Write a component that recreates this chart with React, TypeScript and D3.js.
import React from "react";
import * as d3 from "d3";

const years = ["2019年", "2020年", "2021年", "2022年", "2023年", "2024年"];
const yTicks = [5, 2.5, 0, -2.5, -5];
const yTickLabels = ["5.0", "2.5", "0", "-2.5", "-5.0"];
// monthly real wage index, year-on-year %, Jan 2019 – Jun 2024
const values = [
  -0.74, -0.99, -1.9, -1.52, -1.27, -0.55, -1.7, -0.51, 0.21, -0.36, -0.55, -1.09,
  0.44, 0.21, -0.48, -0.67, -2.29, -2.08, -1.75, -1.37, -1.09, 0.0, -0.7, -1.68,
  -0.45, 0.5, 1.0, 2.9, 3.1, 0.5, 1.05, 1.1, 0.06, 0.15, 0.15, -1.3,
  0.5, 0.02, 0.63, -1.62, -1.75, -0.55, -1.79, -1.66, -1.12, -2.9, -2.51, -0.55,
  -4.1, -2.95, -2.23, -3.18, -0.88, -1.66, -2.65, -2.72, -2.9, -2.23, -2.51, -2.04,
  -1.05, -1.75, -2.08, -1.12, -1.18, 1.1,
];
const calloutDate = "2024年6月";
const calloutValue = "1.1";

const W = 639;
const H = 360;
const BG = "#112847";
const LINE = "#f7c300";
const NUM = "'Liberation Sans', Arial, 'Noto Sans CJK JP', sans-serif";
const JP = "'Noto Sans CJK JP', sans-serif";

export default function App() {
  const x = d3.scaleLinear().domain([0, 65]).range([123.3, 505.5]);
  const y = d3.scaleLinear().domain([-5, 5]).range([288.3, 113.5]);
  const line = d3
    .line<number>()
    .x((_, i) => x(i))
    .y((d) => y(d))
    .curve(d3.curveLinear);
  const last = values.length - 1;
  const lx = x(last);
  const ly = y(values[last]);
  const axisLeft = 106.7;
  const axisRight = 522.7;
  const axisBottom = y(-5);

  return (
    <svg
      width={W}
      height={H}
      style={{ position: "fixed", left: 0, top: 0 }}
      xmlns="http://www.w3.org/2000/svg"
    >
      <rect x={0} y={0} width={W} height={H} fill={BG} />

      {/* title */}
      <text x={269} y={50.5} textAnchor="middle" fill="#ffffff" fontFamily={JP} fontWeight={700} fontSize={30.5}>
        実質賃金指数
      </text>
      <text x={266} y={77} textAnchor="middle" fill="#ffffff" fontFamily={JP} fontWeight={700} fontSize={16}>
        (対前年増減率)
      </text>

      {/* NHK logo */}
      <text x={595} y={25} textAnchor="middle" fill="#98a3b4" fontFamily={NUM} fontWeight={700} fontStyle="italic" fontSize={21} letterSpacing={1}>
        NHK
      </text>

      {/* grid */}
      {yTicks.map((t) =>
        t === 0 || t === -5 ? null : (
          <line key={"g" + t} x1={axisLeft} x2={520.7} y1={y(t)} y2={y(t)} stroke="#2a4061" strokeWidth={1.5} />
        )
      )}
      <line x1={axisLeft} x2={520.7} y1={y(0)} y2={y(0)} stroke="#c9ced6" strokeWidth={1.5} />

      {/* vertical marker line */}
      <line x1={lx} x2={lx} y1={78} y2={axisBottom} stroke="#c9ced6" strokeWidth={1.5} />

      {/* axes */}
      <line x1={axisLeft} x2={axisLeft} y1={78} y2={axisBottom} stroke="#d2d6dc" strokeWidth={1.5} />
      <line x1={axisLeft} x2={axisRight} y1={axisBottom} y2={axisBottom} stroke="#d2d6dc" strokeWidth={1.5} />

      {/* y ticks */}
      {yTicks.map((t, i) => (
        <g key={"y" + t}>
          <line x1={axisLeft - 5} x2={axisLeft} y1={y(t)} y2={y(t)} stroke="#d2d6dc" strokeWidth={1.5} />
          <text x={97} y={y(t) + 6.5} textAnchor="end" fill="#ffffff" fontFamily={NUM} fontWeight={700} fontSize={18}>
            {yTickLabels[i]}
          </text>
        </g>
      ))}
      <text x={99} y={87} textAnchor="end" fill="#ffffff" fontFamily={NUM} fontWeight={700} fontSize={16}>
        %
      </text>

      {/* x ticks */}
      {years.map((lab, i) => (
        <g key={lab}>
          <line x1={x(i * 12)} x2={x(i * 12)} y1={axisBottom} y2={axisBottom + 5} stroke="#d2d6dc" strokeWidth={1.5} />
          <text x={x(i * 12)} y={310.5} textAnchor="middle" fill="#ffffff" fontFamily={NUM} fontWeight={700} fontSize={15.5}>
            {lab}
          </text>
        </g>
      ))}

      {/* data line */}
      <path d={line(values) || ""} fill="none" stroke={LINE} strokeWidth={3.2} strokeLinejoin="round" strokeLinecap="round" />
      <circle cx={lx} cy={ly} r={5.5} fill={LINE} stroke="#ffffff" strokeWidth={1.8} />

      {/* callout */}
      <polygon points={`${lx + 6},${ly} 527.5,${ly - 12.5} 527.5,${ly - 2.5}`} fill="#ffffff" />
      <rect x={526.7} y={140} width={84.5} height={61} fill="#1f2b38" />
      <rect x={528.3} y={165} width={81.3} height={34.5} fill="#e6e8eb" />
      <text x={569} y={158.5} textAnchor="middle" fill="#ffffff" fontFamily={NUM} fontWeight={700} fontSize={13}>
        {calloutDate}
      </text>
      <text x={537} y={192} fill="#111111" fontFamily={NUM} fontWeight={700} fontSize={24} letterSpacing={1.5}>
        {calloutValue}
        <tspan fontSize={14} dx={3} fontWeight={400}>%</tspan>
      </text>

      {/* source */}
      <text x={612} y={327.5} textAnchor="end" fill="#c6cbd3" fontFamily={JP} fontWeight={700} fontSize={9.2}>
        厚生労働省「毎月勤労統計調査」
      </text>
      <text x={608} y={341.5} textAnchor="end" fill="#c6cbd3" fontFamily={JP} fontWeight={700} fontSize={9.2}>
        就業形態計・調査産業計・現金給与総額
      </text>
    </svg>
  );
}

==

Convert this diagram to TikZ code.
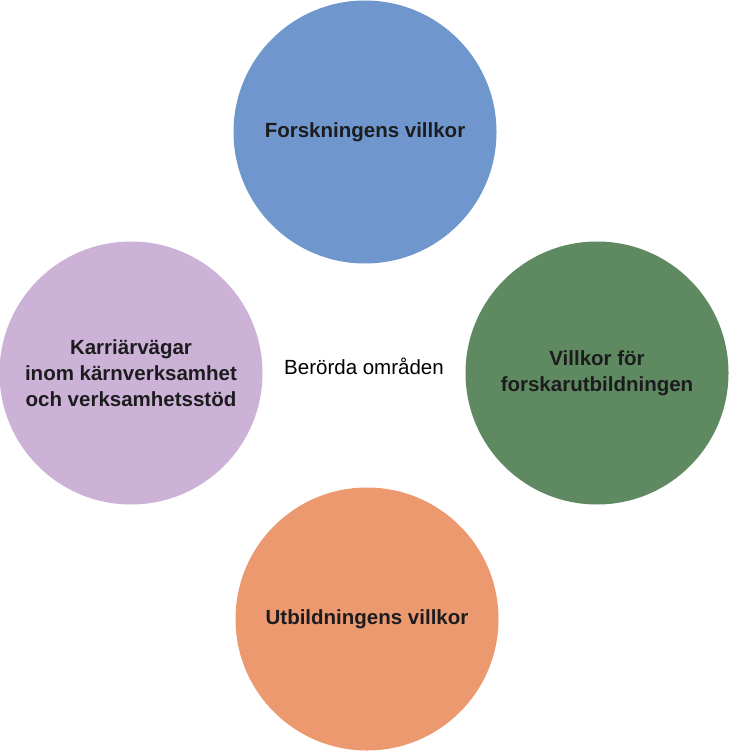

...

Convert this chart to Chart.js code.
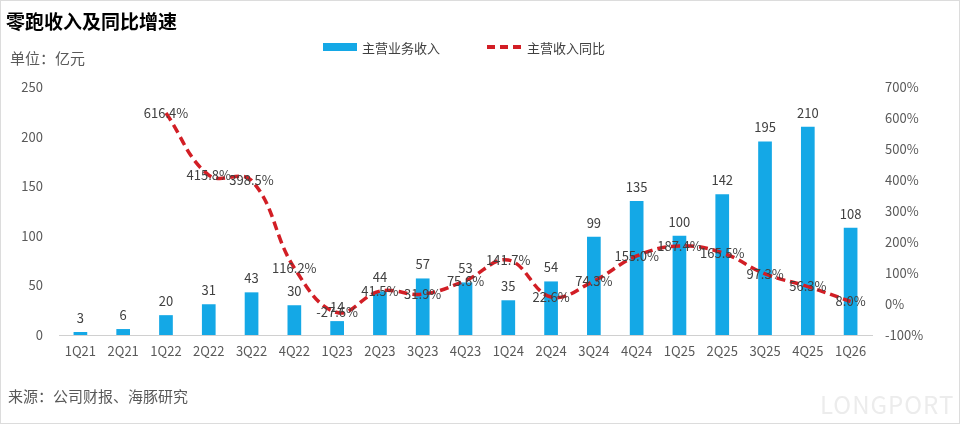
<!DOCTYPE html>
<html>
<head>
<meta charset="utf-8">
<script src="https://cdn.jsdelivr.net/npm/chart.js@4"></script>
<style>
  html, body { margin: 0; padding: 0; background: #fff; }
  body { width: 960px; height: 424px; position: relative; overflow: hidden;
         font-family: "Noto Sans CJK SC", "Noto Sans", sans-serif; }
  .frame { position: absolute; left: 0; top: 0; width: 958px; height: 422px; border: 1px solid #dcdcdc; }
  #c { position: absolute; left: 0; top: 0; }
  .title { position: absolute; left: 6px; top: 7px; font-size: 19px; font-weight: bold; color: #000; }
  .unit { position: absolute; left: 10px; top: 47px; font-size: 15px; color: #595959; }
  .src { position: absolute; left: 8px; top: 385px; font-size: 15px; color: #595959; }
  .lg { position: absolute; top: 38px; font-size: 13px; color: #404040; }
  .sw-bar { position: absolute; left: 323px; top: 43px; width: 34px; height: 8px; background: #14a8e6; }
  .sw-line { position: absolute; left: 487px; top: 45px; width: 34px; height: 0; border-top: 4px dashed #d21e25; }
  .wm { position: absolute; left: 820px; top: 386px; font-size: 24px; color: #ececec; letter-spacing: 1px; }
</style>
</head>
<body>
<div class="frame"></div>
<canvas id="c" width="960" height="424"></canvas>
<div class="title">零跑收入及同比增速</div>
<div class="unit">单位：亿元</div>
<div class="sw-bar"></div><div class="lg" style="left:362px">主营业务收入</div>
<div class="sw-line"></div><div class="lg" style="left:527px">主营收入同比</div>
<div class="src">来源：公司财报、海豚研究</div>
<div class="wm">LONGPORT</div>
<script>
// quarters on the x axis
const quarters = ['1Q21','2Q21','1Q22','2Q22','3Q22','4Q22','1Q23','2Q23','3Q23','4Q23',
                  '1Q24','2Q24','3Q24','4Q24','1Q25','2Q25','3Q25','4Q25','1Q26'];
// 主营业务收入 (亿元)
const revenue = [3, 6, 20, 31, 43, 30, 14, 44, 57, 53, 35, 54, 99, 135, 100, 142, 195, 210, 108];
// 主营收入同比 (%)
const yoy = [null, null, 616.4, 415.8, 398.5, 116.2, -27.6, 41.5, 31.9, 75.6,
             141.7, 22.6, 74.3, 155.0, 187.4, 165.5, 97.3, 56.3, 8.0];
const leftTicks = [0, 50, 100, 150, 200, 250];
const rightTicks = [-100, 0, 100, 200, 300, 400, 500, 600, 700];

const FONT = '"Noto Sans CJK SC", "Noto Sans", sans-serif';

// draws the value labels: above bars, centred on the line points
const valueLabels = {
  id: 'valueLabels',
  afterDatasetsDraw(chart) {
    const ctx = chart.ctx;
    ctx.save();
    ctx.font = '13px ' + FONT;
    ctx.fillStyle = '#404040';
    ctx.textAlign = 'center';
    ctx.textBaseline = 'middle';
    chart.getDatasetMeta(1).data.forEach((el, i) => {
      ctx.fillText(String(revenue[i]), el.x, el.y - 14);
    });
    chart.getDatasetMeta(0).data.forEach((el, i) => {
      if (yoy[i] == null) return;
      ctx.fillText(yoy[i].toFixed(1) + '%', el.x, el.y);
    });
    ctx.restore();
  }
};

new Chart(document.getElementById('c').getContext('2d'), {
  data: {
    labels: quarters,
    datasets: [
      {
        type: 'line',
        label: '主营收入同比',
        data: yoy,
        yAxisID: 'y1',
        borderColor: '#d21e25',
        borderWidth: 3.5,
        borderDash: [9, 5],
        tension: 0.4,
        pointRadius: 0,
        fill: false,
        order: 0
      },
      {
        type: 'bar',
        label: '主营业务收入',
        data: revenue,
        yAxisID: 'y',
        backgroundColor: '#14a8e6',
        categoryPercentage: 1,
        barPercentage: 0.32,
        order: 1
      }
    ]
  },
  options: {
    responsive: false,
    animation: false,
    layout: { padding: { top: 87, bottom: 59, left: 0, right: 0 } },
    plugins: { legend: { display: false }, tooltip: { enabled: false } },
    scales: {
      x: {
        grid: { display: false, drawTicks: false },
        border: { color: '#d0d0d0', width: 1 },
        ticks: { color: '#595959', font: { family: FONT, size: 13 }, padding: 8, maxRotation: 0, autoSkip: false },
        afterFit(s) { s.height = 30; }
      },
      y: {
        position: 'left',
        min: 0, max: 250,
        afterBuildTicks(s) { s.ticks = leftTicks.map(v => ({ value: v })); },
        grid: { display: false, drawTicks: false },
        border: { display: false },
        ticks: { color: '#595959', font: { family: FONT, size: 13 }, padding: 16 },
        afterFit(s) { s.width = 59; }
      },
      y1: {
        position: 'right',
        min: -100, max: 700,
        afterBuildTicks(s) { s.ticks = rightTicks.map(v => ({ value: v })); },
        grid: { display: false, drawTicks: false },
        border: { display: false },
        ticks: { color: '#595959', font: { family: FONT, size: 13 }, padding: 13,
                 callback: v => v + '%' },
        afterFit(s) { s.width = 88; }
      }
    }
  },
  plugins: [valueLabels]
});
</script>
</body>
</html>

Given problem>
Extract and reproduce exactly the lines opening with the line containing "Write a component" and closing with the line containing "import * as", inclusive.

Solved problem>
Write a component that recreates this chart with React, TypeScript and D3.js.
import React from "react";
import * as d3 from "d3";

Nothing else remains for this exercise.